Constant exposure to industrial noise has a negative impact on the human body. That is why increased attention is paid to the fight against noise, the rationing of industrial noise and vibrations was adopted. One of the effective methods to reduce the noise emitted by the operating equipment is the use of noise-insulating casings. The casing, as a rule, contains an outer skin made of steel sheet, a sound-absorbing lining of the inner skin, a perforated lining of a sound-absorbing coating. A typical octave spectrum of radiation sound pressure levels near the machine has a maximum near the frequency of 500 Hz, and the highest casing efficiency (insertion loss) is achieved in the frequency range of 1000–4000 Hz. The purpose of the study presented in the article is to improve the acoustic properties of the noise-insulating casing in the medium and low-frequency sound spectrum. To accomplish this task, the author proposes integrating resonator elements, in particular, Helmholtz resonators, into the structure of the noise-insulating casing. The natural resonant frequencies of Helmholtz acoustic resonators are determined considering their necessary frequency tuning, which ensures effective suppression of sound radiation at discrete values of the operating dominant frequencies of operating equipment. To reduce the excitation of structural vibrations and sound, as well as additional sound insulation, the frame walls and casing covers are damped on the outside and inside with a layer of vibration-damping material.
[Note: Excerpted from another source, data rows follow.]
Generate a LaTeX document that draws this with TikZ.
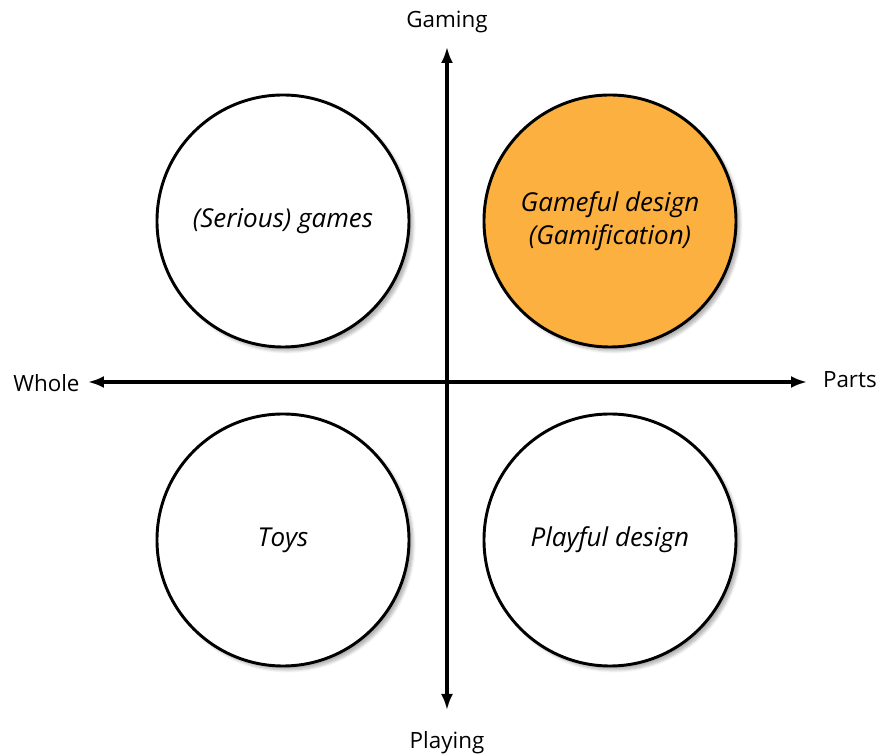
\documentclass[tikz,border=0pt]{standalone}
\usepackage{fontspec}
\setmainfont{Open Sans}
\usetikzlibrary{arrows.meta,shadows.blur}
\definecolor{gameorange}{RGB}{251,176,64}
\tikzset{
  quad/.style={circle,draw,line width=2.2pt,minimum size=189pt,inner sep=0pt,
    fill=white,align=center,font=\itshape\fontsize{19.5}{25}\selectfont,
    blur shadow={shadow xshift=3pt,shadow yshift=-3pt,shadow blur steps=6,shadow opacity=30}},
  axis/.style={line width=2.3pt,-{Latex[length=12pt,width=9pt]}},
  axlabel/.style={font=\fontsize{16.8}{20}\selectfont,inner sep=0pt}
}
\begin{document}
\begin{tikzpicture}[x=0.75pt,y=0.75pt]
  \useasboundingbox(-447,-374) rectangle(432,382);
  % axes
  \coordinate(o) at(0,0);
  \coordinate(top) at(0,335);
  \coordinate(bot) at(0,-328);
  \coordinate(lft) at(-359,0);
  \coordinate(rgt) at(360,0);
  \draw[axis](o)--(top);
  \draw[axis](o)--(bot);
  \draw[axis](o)--(lft);
  \draw[axis](o)--(rgt);
  \node[axlabel] (gaming) at(0,360){Gaming};
  \node[axlabel] (playing) at(0,-361){Playing};
  \node[axlabel,right] (whole) at(-434,-1){Whole};
  \node[axlabel,left] (parts) at(430,2){Parts};
  % quadrants
  \node[quad] (games) at(-164,161){(Serious) games};
  \node[quad,fill=gameorange] (gameful) at(163,161){Gameful design\\(Gamification)};
  \node[quad] (toys) at(-164,-158){Toys};
  \node[quad] (playful) at(163,-158){Playful design};
\end{tikzpicture}
\end{document}
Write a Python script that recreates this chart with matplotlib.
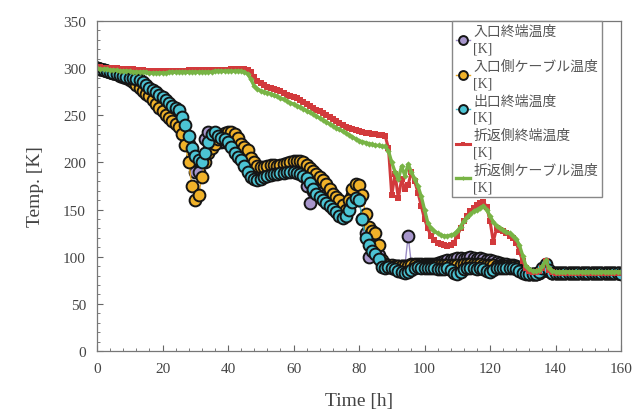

Significant absorption of sound waves generated by operating equipment is ensured by lining the casing walls with effective sound-absorbing panels made of porous material, lined, in turn, with an external protective sound-transparent layer. The design of a noise-insulating casing with resonator elements presented in the study has high acoustic properties in a wide frequency range. Helmholtz resonators built into the casing structure provide sound absorption in 1/3 octave frequency bands centered at 400 and 500 Hz, characterized by a resonant amplification of the sound emitted by the equipment discussed in the article.